The Mentors Way Rule #7: Fill the Toolkit

This post is the seventh in the series The Mentor’s Way, a set of guides for mentors who want to bring out the best in others.

Up until now, many of the Rules of Mentoring have focused on building the relationship between the mentor and protégé and giving direction to the mentoring process. Mentors who have been following these rules have built trusting partnerships where they are able to both show empathy for a protégé and create accountability for progress. As you will see, these mentors are just getting started. In fact, it is by widening the mentoring lens beyond the relationship is when the power of mentoring multiplies.

While mentors and protégés may spend a long time working together without running out of topics to discuss, it can be useful to Fill the Toolkit and add to the mentoring mix with some Catalysts and Accelerants. As their names imply, Catalysts help spark a mentoring dialogue, while Accelerants propel the conversation (and, often the relationship) further.

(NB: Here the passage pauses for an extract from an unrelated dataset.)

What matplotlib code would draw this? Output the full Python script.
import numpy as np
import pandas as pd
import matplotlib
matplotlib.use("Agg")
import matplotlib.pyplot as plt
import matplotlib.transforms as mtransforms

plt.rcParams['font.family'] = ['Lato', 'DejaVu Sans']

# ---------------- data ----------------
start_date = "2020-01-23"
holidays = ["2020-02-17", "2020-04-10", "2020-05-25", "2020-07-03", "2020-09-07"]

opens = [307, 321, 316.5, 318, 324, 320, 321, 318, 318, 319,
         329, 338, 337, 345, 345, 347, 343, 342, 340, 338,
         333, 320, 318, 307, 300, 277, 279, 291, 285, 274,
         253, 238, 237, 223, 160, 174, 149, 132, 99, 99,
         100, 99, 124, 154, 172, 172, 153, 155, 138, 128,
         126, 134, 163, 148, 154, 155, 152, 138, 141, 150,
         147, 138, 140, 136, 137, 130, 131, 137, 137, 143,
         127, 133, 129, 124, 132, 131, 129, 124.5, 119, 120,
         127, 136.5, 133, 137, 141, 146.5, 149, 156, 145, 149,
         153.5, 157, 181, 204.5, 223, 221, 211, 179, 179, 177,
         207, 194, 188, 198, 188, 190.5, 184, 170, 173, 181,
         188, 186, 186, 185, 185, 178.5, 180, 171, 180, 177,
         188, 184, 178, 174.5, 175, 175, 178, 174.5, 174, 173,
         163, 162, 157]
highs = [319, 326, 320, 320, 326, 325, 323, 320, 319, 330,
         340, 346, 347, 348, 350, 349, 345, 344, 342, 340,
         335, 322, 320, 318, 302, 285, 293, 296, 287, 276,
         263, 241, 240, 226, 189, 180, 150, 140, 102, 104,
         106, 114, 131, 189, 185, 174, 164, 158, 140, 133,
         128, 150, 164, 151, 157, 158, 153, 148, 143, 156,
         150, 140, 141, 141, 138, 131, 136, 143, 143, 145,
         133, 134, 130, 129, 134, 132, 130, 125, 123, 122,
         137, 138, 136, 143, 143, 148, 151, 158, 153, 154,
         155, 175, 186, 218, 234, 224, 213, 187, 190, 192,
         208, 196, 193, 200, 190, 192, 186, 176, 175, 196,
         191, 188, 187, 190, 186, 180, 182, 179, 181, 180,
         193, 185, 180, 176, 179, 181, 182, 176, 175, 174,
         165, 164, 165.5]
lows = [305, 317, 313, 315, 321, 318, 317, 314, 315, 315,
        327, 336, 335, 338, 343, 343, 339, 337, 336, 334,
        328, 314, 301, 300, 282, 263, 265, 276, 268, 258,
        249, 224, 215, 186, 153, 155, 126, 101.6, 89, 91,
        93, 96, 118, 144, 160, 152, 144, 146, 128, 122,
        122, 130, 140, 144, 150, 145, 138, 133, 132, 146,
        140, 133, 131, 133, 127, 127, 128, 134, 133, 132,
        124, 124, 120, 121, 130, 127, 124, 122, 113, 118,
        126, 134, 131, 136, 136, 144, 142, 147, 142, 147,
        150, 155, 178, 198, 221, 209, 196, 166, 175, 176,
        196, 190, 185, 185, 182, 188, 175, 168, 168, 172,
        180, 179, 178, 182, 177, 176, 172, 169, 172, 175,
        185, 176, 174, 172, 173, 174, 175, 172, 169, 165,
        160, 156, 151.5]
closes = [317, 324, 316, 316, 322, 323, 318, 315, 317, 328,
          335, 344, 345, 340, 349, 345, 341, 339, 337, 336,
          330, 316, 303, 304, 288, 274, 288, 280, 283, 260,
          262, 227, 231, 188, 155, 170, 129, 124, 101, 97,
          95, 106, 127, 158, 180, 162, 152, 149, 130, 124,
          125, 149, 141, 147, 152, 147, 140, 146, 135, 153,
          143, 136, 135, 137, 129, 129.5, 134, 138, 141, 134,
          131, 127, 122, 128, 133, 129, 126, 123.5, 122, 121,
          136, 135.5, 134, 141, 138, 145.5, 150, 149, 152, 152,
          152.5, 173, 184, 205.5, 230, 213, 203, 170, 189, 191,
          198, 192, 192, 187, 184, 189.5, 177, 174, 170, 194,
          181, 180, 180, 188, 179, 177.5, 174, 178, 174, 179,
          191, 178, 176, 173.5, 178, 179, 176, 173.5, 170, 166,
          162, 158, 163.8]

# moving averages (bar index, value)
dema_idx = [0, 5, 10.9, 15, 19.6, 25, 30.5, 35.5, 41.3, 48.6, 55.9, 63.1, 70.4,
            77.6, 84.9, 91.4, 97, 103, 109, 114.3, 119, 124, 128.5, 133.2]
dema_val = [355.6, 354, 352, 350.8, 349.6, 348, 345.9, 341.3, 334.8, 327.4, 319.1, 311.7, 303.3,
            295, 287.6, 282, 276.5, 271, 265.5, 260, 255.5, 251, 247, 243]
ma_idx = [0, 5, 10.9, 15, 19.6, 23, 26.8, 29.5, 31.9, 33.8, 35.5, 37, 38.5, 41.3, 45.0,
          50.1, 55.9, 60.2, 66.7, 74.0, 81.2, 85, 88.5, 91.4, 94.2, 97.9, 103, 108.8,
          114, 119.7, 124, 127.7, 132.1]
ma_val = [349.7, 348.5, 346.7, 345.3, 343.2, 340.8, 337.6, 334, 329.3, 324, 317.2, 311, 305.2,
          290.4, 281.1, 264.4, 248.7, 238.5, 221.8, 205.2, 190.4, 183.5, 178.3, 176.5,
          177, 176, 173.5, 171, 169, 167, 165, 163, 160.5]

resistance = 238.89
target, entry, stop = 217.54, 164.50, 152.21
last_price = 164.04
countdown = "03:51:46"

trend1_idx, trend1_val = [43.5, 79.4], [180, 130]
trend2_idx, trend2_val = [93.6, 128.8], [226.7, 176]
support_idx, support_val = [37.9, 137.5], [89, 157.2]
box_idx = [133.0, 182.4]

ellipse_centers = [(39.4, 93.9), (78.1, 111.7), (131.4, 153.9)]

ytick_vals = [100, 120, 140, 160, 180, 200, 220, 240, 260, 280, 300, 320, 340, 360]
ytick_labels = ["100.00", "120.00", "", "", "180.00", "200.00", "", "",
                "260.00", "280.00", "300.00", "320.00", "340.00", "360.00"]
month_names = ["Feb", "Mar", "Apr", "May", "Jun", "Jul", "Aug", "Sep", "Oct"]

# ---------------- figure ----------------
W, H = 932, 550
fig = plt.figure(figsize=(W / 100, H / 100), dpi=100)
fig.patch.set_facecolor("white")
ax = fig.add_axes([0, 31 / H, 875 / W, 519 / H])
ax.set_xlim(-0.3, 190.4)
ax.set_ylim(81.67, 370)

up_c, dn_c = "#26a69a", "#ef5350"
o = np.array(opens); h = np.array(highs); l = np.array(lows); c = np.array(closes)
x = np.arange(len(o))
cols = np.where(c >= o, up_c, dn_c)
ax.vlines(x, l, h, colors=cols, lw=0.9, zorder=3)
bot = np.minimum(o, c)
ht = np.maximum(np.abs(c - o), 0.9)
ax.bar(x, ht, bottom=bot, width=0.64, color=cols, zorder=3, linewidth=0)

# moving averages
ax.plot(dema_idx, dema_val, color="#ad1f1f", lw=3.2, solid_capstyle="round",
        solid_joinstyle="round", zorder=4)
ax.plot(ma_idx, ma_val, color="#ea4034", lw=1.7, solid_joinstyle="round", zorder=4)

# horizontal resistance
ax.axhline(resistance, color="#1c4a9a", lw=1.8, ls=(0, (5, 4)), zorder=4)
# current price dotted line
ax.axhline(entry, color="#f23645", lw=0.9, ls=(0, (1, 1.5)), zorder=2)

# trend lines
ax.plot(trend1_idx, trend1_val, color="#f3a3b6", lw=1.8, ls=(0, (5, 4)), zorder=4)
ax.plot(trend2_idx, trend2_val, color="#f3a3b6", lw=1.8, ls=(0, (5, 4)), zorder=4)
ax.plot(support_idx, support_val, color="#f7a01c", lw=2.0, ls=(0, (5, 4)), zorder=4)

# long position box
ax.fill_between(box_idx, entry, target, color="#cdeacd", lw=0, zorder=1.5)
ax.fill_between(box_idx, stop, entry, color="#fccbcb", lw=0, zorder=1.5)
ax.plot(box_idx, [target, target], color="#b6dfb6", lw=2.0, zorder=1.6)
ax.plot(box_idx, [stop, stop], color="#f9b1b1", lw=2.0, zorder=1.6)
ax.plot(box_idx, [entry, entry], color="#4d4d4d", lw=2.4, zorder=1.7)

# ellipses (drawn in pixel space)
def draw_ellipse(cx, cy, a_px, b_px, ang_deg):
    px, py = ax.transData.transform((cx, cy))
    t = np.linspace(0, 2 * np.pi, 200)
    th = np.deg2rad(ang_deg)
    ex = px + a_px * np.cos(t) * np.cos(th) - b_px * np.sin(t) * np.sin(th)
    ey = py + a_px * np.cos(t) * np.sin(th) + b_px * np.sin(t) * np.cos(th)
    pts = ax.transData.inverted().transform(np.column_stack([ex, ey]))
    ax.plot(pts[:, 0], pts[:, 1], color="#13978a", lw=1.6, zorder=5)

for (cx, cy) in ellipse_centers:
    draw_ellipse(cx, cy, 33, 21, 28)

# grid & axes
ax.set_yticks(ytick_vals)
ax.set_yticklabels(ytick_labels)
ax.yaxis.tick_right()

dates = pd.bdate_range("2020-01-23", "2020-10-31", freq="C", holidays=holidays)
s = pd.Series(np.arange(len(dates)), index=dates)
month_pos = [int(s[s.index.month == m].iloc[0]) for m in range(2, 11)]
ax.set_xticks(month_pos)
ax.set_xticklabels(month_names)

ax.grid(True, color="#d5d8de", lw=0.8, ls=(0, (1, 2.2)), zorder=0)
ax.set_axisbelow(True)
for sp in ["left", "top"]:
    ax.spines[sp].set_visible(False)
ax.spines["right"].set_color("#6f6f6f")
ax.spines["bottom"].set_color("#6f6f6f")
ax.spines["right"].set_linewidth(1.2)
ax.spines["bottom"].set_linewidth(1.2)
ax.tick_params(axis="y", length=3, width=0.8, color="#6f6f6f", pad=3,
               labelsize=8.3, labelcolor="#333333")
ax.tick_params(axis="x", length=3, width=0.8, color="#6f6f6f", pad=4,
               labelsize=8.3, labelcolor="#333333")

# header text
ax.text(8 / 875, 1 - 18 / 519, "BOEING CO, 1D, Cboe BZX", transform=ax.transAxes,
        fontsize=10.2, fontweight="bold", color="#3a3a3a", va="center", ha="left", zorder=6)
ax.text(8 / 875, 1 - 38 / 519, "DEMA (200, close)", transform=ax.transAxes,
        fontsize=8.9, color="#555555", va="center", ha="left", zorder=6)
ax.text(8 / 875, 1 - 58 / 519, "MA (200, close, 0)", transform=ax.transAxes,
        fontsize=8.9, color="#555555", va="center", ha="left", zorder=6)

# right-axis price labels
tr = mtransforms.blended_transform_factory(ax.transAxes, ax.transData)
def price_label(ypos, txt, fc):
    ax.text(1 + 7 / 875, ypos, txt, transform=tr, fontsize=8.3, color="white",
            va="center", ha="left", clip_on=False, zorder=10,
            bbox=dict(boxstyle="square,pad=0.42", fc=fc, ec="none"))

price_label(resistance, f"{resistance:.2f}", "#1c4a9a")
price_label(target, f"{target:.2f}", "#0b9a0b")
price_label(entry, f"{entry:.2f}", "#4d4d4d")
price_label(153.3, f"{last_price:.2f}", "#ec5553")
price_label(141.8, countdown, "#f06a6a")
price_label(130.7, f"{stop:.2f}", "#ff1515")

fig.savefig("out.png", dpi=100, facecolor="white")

Catalysts are meant to jump-start a conversation between mentor and mentee. They create energy to the mentoring conversation and can start the mentoring partners in a new direction. Some Catalysts to consider include the following:

  • Personality Assessment: Each of us has a distinctive character that influences how we think, feel, and act. There are many instruments that you can take to better understand a protégé’s personality, such as the Myers-Briggs Type Indicator, the Clifton Strengths Finder, or the DiSC. Using one of these instruments can help you understand how your protégé’s tendencies can create strengths or weaknesses (which can inform mentoring goals) as well as help you get to know your protégé better. In fact, you may consider completing the instrument yourself as a way to help your protégé get to know you as well.
  • Career Values: You can take your protégé through a career values exercise, which asks your protégé to examine a larger list of career values and select six to eight values that are currently important in this state of the protégé’s career and life (you can find an inexpensive deck of career cards here). The results can be enlightening for both you and your mentoring partner, and lead to some productive conversations. You can discuss whether or how those values align with the protégé’s career goals. You might also ask your protégé to rate how well the values are being met by her or his current role.
  • Personal SWOT Analysis: This step can be useful during the goal-setting phase of mentoring (see Rule #1: Chart a Course). The idea, drawn from strategic management, is for the protégé think of him or herself as a small company planning its strategy. Using the protégé’s goals like a vision statement, the protégé examines his or her current situation strategically, cataloging strengths and weaknesses about him or herself, as well as opportunities and threats (although, I usually think of these as barriers rather than threats). The components of the SWOT analysis are generated relative to the future state the protégé wants to achieve.
  • Multi-Rater Feedback: If your protégé has leadership responsibility, she or he may consider initiating a multi-rater (also called 360°) feedback process, which collects feedback from the protégé’s subordinates, peers, boss, as well as other parties. Such an examination can be very useful for understanding the protégé’s current reality and can reveal some areas that need to be addressed when pursuing the mentoring goals.

If Catalysts are meant to start a conversation, Accelerants are activities that take the conversation to another level.They can add information or perspective to the discussion, and can be useful for expanding knowledge on topics where the mentor is not expert. Consider the following activities:

  • Reading Assignments: There are countless articles, blog posts, videos, and even books written on topics that would help your protégé expand her or his thinking on a topic. In fact, your own inbox and bookshelf may hold the key to unlock a new world for your protégé. Together, select a reading source that would be useful, and make an agreement to read it (or several chapters if it is a book) before your next mentoring session. You will be surprised how much you learn yourself.
  • Informational Interviews: A useful tool for Explorers and some Scouts is to conduct an informational interview with someone in your network. You might ask your protégé to scan your social media profile and pick out a few interview targets. Discuss what questions the protégé might ask and make the connection. Then, after the meeting, spend time talking about what was learned.
  • Job Shadowing: Your protégé can take the interview a step further by asking to shadow someone to observe his or her working environment. You may even offer to let your protégé observe you in action, or at least tour your working world with you. So much can be learned through observation. Your protégé may learn things you did not even intend to teach.
  • Education/Training: Sometimes the things a protégé needs to learn are best taught in formal education or training programs. Such programs can help close knowledge gaps, as well as shore up gaps holding a protégé back from attaining her or his goals. Many interpersonal skills (for example, influence or conflict management skills) can be learned through training.
  • Stretch Assignments: While a lot can be learned through training, reading, and observation, the richest adult learning takes place by stretching a protégé’s capabilities, often on the job. Taking on stretch assignments in a protégé’s current role can help extend learning as well as signal to bosses and others the protégé’s interest in other roles.

Both the Catalysts and Accelerants are meant to supplement the mentoring process and can help jump start a new relationship as well as rejuvenate one that has stalled. You will find that you can take mentoring to new and interesting places with the addition of some additional activities.